It is timely for Congress to now amend the e-commerce law enacted 17 years ago.
It was in June 2000 that President Estrada signed into law Republic Act 8792 or an “Act Providing For The Recognition And Use of Electronic Commercial And Non-Commercial Transactions, Penalties For Unlawful Use Thereof, And Other Purposes, also known as the “Electronic Commerce Act.”
Since then, much has changed by way of technology, mobility, bandwidth, and Internet connection. And these changes paved the way for the emergence of what is now known as the “sharing economy,” where people with excess capacity — in terms of properties or vehicles, among others — use various platforms to let others temporarily utilize their surplus.
Uber, Grab, AirBnB,and other online or mobile platforms, as well as a government agency like the Department of Information and Communication Technology (DICT), were all nonexistent when RA 8792 was authored almost two decades ago by then Senator Ramon Magsaysay, Jr., and then Congressmen Leandro Verceles, Jr. and Marcial Punzalan, Jr.
RA 8792 was forward-looking then, and had obviously aimed to prepare the country for business, trade, and commerce for the 21st century. But, 17 years hence, and with the Philippines now grappling with issues involving transportation networks like Grab and Uber, the law does not seem to be as relevant. In fact, it seems outdated at this point.
In particular, the law must be made timely with respect to providing the proper legal framework for all businesses done online or through mobile platforms or other electronic modes. Moreover, it should be amended to provide for stronger consumer protection. And, just as important, it should consider a suitable framework for regulation and taxation.
It should take into account present-day realities, but at the same time be cognizant of what may transpire or occur in the near and distant future. In this line, perhaps it should be reviewed and assessed every six years, and harmonized with any existing or future laws involving a national ID system, and electronic banking and trading.
Technology has made big leaps in the last two decades, with expansion of various electronic channels for trade and financial transactions. Even broadcast has moved to the digital space, and there has been improved access to satellite technology. Homes are now turning to online entertainment, slowly but surely moving away for regular or standard cable or free TV.
Even music has moved towards digital, with online streaming and storage rather than regular compact discs, becoming the default. Homes and offices have also become less “wired” and more mobile with more workers on mobile data plans.

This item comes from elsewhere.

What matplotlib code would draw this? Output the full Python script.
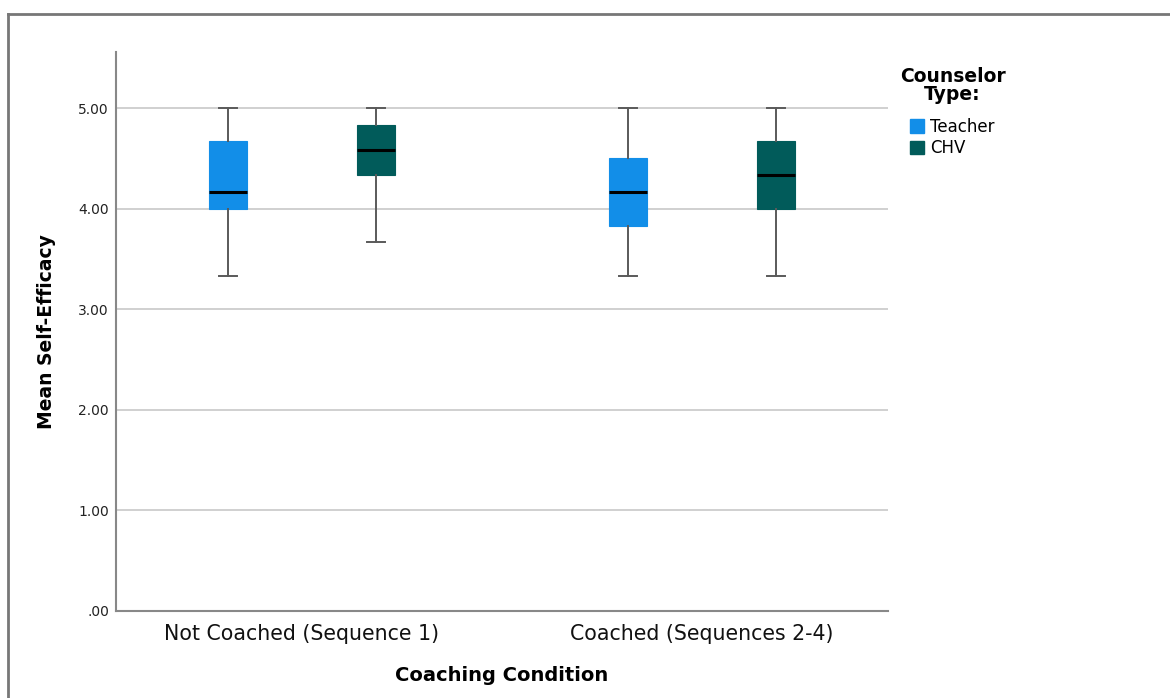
import matplotlib
matplotlib.use("Agg")
import matplotlib.pyplot as plt
from matplotlib.patches import Patch
from matplotlib.lines import Line2D

plt.rcParams['font.family'] = ['DejaVu Sans']

conditions = ["Not Coached (Sequence 1)", "Coached (Sequences 2-4)"]
counselor_types = ["Teacher", "CHV"]
colors = {"Teacher": "#128ee8", "CHV": "#015b5a"}

# five-number summaries per counselor type, one entry per condition
whislo = {"Teacher": [3.33, 3.33], "CHV": [3.67, 3.33]}
q1 = {"Teacher": [4.00, 3.83], "CHV": [4.33, 4.00]}
med = {"Teacher": [4.17, 4.17], "CHV": [4.58, 4.33]}
q3 = {"Teacher": [4.67, 4.50], "CHV": [4.83, 4.67]}
whishi = {"Teacher": [5.00, 5.00], "CHV": [5.00, 5.00]}

yticks = [0, 1, 2, 3, 4, 5]
ytick_labels = [".00", "1.00", "2.00", "3.00", "4.00", "5.00"]

fig = plt.figure(figsize=(11.7, 6.98), dpi=100)
ax = fig.add_axes([116/1170, 1-611/698, (888-116)/1170, (611-52)/698])

offsets = {"Teacher": -0.185, "CHV": 0.185}
for t in counselor_types:
    stats = []
    for i in range(len(conditions)):
        stats.append(dict(whislo=whislo[t][i], q1=q1[t][i], med=med[t][i],
                          q3=q3[t][i], whishi=whishi[t][i], fliers=[]))
    pos = [i + offsets[t] for i in range(len(conditions))]
    ax.bxp(stats, positions=pos, widths=0.093, patch_artist=True, showfliers=False,
           boxprops=dict(facecolor=colors[t], edgecolor=colors[t], linewidth=0.8),
           medianprops=dict(color="black", linewidth=2.2),
           whiskerprops=dict(color="#5a5a5a", linewidth=1.4),
           capprops=dict(color="#5a5a5a", linewidth=1.4),
           capwidths=0.045, zorder=3)

ax.set_xlim(-0.465, 1.465)
ax.set_ylim(0, 5.557)
ax.set_yticks(yticks)
ax.set_yticklabels(ytick_labels, fontsize=10, color="#222222")
ax.set_xticks(range(len(conditions)))
ax.set_xticklabels(conditions, fontsize=14.8, color="#111111")
ax.tick_params(axis="y", length=0, pad=5)
ax.tick_params(axis="x", length=0, pad=9)
ax.yaxis.grid(True, color="#c8c8c8", linewidth=1.2, zorder=0)
ax.set_axisbelow(True)

for s in ["top", "right"]:
    ax.spines[s].set_visible(False)
for s in ["left", "bottom"]:
    ax.spines[s].set_color("#888888")
    ax.spines[s].set_linewidth(1.5)

ax.set_xlabel("Coaching Condition", fontsize=14, fontweight="bold", labelpad=16)
ax.set_ylabel("Mean Self-Efficacy", fontsize=13.5, fontweight="bold", labelpad=16)

handles = [Patch(facecolor=colors[t], edgecolor=colors[t]) for t in counselor_types]
leg = fig.legend(handles, counselor_types, title="Counselor\nType:",
                 loc="upper left", bbox_to_anchor=(893/1170, 1-60/698),
                 frameon=False, fontsize=12, handlelength=0.85, handleheight=0.85,
                 handletextpad=0.35, labelspacing=0.2, borderaxespad=0)
leg.get_title().set_fontweight("bold")
leg.get_title().set_fontsize(13.5)
leg.get_title().set_multialignment("center")
leg.get_title().set_linespacing(0.95)
leg._legend_box.align = "center"
leg._legend_box.sep = 10

# outer frame around the chart area
fig.add_artist(Line2D([8/1170, 1], [1-14/698, 1-14/698], color="#777777", linewidth=2,
                      transform=fig.transFigure))
fig.add_artist(Line2D([8/1170, 8/1170], [0, 1-14/698], color="#777777", linewidth=2,
                      transform=fig.transFigure))

fig.savefig("out.png", dpi=100)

Bluetooth and Wi-Fi has become the default connections rather than “wire” or cable, and most everything is available as a “download.”
Only food and clothing and other basic necessities, including consumer durables like electric appliances and motor vehicles, have more or less remained “standard,” but price and buying and access points have shifted towards what can be “ordered” online or through mobile, like transport from Uber or Grab, or lodging from Air BnB.
Navigation has also moved towards electronic, with city and street maps no longer in fashion as most everybody can access Google Maps or Google Earth. Online libraries and other resource centers are the primary source of information for many, including Google, and even schoolchildren now need online connection at home for study, tests, projects, or assignments.
Amidst all this, there doesn’t seem to be a strong legal basis, an underlying law, that encompasses or governs anything and everything happening online. Perhaps that’s the way it should be, really. But with respect to “doing business” online or electronically, I am inclined to believe that some framework for regulation should exist.
The e-commerce law of 17 years ago no longer meets that need, in my opinion. And this is where “crowdsourcing” of ideas should come in, with lawmakers freely consulting legal and IT experts as well businessmen and consumers, to address the need for a “futuristic” legislation for e-commerce that understands what is, and considers what can be.
Otherwise, we will always find ourselves in the Grab-Uber situation, where regulators may be hard-pressed to fit technology-based business to existing molds that may or may not be suitable or applicable. And this, primarily for want of a more appropriate or applicable legislation to serve as legal basis, and from which a suitable regulatory framework can be drafted and applied.
The shift to e-commerce is inevitable, and what we see now is just the start.
Uber, Grab, AirBnB, and Amazon are just the start. Even present-day mobile technology still has plenty of room to grow. What may have seemed impossible 20 years ago is now here, and we should be ready to adapt to these changes.
Understandably, legislators have no crystal balls to gaze upon. They are not seers who can see into the future. But, by consulting people in the know, or who have a better appreciation of what to expect 10-20 years from now, they can better understand potential needs. Forecasting, in this sense, is primarily guesswork.
From experience, we know that the law almost always plays catch-up to technology. But while this may be the case, the gap shouldn’t always be too big. Or, at the very least, the law should be made flexible to anticipate technological advances in the future. Considering changes to the e-commerce law now is a step in the right direction.
Marvin A. Tort is a former managing editor of BusinessWorld, and a former chairman of the Philippines Press Council.